Given task: All the data must come back unchanged, except that pictures are left out.

Given material:
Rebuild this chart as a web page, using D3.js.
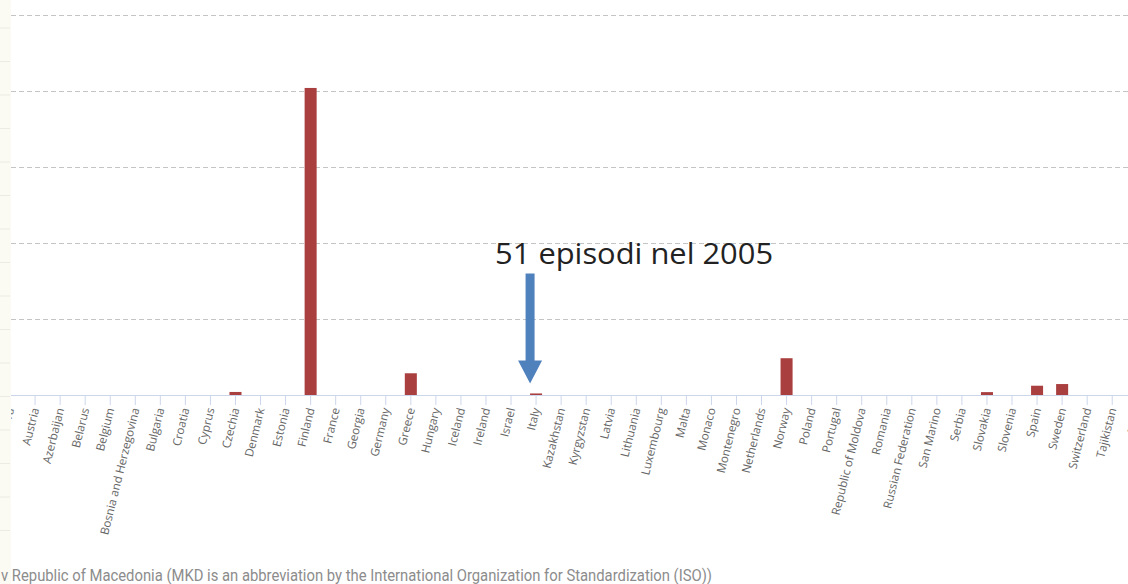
<!DOCTYPE html>
<html>
<head>
<meta charset="utf-8">
<script src="https://cdn.jsdelivr.net/npm/d3@7/dist/d3.min.js"></script>
<style>
  html, body { margin: 0; padding: 0; background: #fff; }
  svg { display: block; }
</style>
</head>
<body>
<svg id="chart" width="1128" height="584"></svg>
<script>
// ---- data ----
const categories = ["Andorra","Austria","Azerbaijan","Belarus","Belgium","Bosnia and Herzegovina","Bulgaria","Croatia","Cyprus","Czechia","Denmark","Estonia","Finland","France","Georgia","Germany","Greece","Hungary","Iceland","Ireland","Israel","Italy","Kazakhstan","Kyrgyzstan","Latvia","Lithuania","Luxembourg","Malta","Monaco","Montenegro","Netherlands","Norway","Poland","Portugal","Republic of Moldova","Romania","Russian Federation","San Marino","Serbia","Slovakia","Slovenia","Spain","Sweden","Switzerland","Tajikistan","MKD"];
const cases = [0,0,0,0,0,0,0,0,0,100,0,0,10100,0,0,0,715,0,0,0,0,51,0,0,0,0,0,0,0,0,0,1210,0,0,0,0,0,0,0,95,0,305,360,0,0,0];
const yTicks = [2500,5000,7500,10000,12500];
const annotationText = "51 episodi nel 2005";
const annotationCountry = "Italy";
const footnote = "v Republic of Macedonia (MKD is an abbreviation by the International Organization for Standardization (ISO))";

// ---- layout ----
const W = 1128, H = 584;
const plotLeft = 11, plotRight = 1128;
const baseY = 395, topY = 15;
const svg = d3.select("#chart");

const x = d3.scaleBand().domain(categories).range([-2.5, -2.5 + categories.length * 25.05]).padding(0);
const y = d3.scaleLinear().domain([0, 12500]).range([baseY, topY]);

// gridlines
svg.append("g").selectAll("line").data(yTicks).join("line")
  .attr("x1", plotLeft).attr("x2", plotRight)
  .attr("y1", d => Math.round(y(d)) + 0.5).attr("y2", d => Math.round(y(d)) + 0.5)
  .attr("stroke", "#c4c4c4").attr("stroke-width", 1).attr("stroke-dasharray", "5,3");

// bars
const barW = x.bandwidth() * 0.48;
svg.append("g").selectAll("rect").data(categories.map((c, i) => ({c, v: cases[i]})).filter(d => d.v > 0)).join("rect")
  .attr("x", d => x(d.c) + x.bandwidth() / 2 - barW / 2)
  .attr("width", barW)
  .attr("y", d => y(d.v))
  .attr("height", d => baseY - y(d.v))
  .attr("fill", "#aa3f3f");

// x axis
const axis = d3.axisBottom(x).tickSize(10).tickSizeOuter(0);
const gx = svg.append("g").attr("transform", `translate(0,${baseY})`).call(axis);
gx.select(".domain").remove();
gx.selectAll(".tick line").attr("stroke", "#ccd6eb");
gx.selectAll(".tick text")
  .attr("fill", "#666")
  .style("font-family", "'Open Sans', sans-serif")
  .style("font-size", "11.6px")
  .attr("text-anchor", "end")
  .attr("x", 1).attr("y", 0).attr("dy", "0.35em")
  .attr("transform", "translate(0,14) rotate(-76)");
svg.append("line").attr("x1", plotLeft).attr("x2", plotRight)
  .attr("y1", baseY + 0.5).attr("y2", baseY + 0.5)
  .attr("stroke", "#ccd6eb").attr("stroke-width", 1);

// left strip
svg.append("rect").attr("x", 0).attr("y", 0).attr("width", plotLeft).attr("height", H).attr("fill", "#fbfbf3");
svg.append("g").selectAll("line").data(d3.range(28, 560, 33.5)).join("line")
  .attr("x1", 0).attr("x2", 10).attr("y1", d => d).attr("y2", d => d)
  .attr("stroke", "#ebebe5").attr("stroke-width", 1);

// annotation arrow
const ax = x(annotationCountry) + x.bandwidth() / 2 - 6;
const tipY = y(cases[categories.indexOf(annotationCountry)]) - 10;
const arrow = d3.path();
arrow.moveTo(ax - 4.5, tipY - 110);
arrow.lineTo(ax + 4.5, tipY - 110);
arrow.lineTo(ax + 4.5, tipY - 23);
arrow.lineTo(ax + 12, tipY - 23);
arrow.lineTo(ax, tipY);
arrow.lineTo(ax - 12, tipY - 23);
arrow.lineTo(ax - 4.5, tipY - 23);
arrow.closePath();
svg.append("path").attr("d", arrow.toString()).attr("fill", "#4f81bd");

svg.append("text").attr("x", ax - 35).attr("y", tipY - 119)
  .attr("fill", "#222")
  .style("font-family", "'Open Sans', sans-serif")
  .style("font-size", "29px")
  .attr("textLength", 278).attr("lengthAdjust", "spacingAndGlyphs")
  .text(annotationText);

// footnote
svg.append("text").attr("x", 1).attr("y", 581)
  .attr("fill", "#8c8c8c")
  .style("font-family", "Roboto, sans-serif")
  .style("font-size", "16px")
  .attr("textLength", 711).attr("lengthAdjust", "spacingAndGlyphs")
  .text(footnote);
</script>
</body>
</html>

Exercise response:
Rebuild this chart as a web page, using D3.js.
<!DOCTYPE html>
<html>
<head>
<meta charset="utf-8">
<script src="https://cdn.jsdelivr.net/npm/d3@7/dist/d3.min.js"></script>
<style>
  html, body { margin: 0; padding: 0; background: #fff; }
  svg { display: block; }
</style>
</head>
<body>
<svg id="chart" width="1128" height="584"></svg>
<script>
// ---- data ----
const categories = ["Andorra","Austria","Azerbaijan","Belarus","Belgium","Bosnia and Herzegovina","Bulgaria","Croatia","Cyprus","Czechia","Denmark","Estonia","Finland","France","Georgia","Germany","Greece","Hungary","Iceland","Ireland","Israel","Italy","Kazakhstan","Kyrgyzstan","Latvia","Lithuania","Luxembourg","Malta","Monaco","Montenegro","Netherlands","Norway","Poland","Portugal","Republic of Moldova","Romania","Russian Federation","San Marino","Serbia","Slovakia","Slovenia","Spain","Sweden","Switzerland","Tajikistan","MKD"];
const cases = [0,0,0,0,0,0,0,0,0,100,0,0,10100,0,0,0,715,0,0,0,0,51,0,0,0,0,0,0,0,0,0,1210,0,0,0,0,0,0,0,95,0,305,360,0,0,0];
const yTicks = [2500,5000,7500,10000,12500];
const annotationText = "51 episodi nel 2005";
const annotationCountry = "Italy";
const footnote = "v Republic of Macedonia (MKD is an abbreviation by the International Organization for Standardization (ISO))";

// ---- layout ----
const W = 1128, H = 584;
const plotLeft = 11, plotRight = 1128;
const baseY = 395, topY = 15;
const svg = d3.select("#chart");

const x = d3.scaleBand().domain(categories).range([-2.5, -2.5 + categories.length * 25.05]).padding(0);
const y = d3.scaleLinear().domain([0, 12500]).range([baseY, topY]);

// gridlines
svg.append("g").selectAll("line").data(yTicks).join("line")
  .attr("x1", plotLeft).attr("x2", plotRight)
  .attr("y1", d => Math.round(y(d)) + 0.5).attr("y2", d => Math.round(y(d)) + 0.5)
  .attr("stroke", "#c4c4c4").attr("stroke-width", 1).attr("stroke-dasharray", "5,3");

// bars
const barW = x.bandwidth() * 0.48;
svg.append("g").selectAll("rect").data(categories.map((c, i) => ({c, v: cases[i]})).filter(d => d.v > 0)).join("rect")
  .attr("x", d => x(d.c) + x.bandwidth() / 2 - barW / 2)
  .attr("width", barW)
  .attr("y", d => y(d.v))
  .attr("height", d => baseY - y(d.v))
  .attr("fill", "#aa3f3f");

// x axis
const axis = d3.axisBottom(x).tickSize(10).tickSizeOuter(0);
const gx = svg.append("g").attr("transform", `translate(0,${baseY})`).call(axis);
gx.select(".domain").remove();
gx.selectAll(".tick line").attr("stroke", "#ccd6eb");
gx.selectAll(".tick text")
  .attr("fill", "#666")
  .style("font-family", "'Open Sans', sans-serif")
  .style("font-size", "11.6px")
  .attr("text-anchor", "end")
  .attr("x", 1).attr("y", 0).attr("dy", "0.35em")
  .attr("transform", "translate(0,14) rotate(-76)");
svg.append("line").attr("x1", plotLeft).attr("x2", plotRight)
  .attr("y1", baseY + 0.5).attr("y2", baseY + 0.5)
  .attr("stroke", "#ccd6eb").attr("stroke-width", 1);

// left strip
svg.append("rect").attr("x", 0).attr("y", 0).attr("width", plotLeft).attr("height", H).attr("fill", "#fbfbf3");
svg.append("g").selectAll("line").data(d3.range(28, 560, 33.5)).join("line")
  .attr("x1", 0).attr("x2", 10).attr("y1", d => d).attr("y2", d => d)
  .attr("stroke", "#ebebe5").attr("stroke-width", 1);

// annotation arrow
const ax = x(annotationCountry) + x.bandwidth() / 2 - 6;
const tipY = y(cases[categories.indexOf(annotationCountry)]) - 10;
const arrow = d3.path();
arrow.moveTo(ax - 4.5, tipY - 110);
arrow.lineTo(ax + 4.5, tipY - 110);
arrow.lineTo(ax + 4.5, tipY - 23);
arrow.lineTo(ax + 12, tipY - 23);
arrow.lineTo(ax, tipY);
arrow.lineTo(ax - 12, tipY - 23);
arrow.lineTo(ax - 4.5, tipY - 23);
arrow.closePath();
svg.append("path").attr("d", arrow.toString()).attr("fill", "#4f81bd");

svg.append("text").attr("x", ax - 35).attr("y", tipY - 119)
  .attr("fill", "#222")
  .style("font-family", "'Open Sans', sans-serif")
  .style("font-size", "29px")
  .attr("textLength", 278).attr("lengthAdjust", "spacingAndGlyphs")
  .text(annotationText);

// footnote
svg.append("text").attr("x", 1).attr("y", 581)
  .attr("fill", "#8c8c8c")
  .style("font-family", "Roboto, sans-serif")
  .style("font-size", "16px")
  .attr("textLength", 711).attr("lengthAdjust", "spacingAndGlyphs")
  .text(footnote);
</script>
</body>
</html>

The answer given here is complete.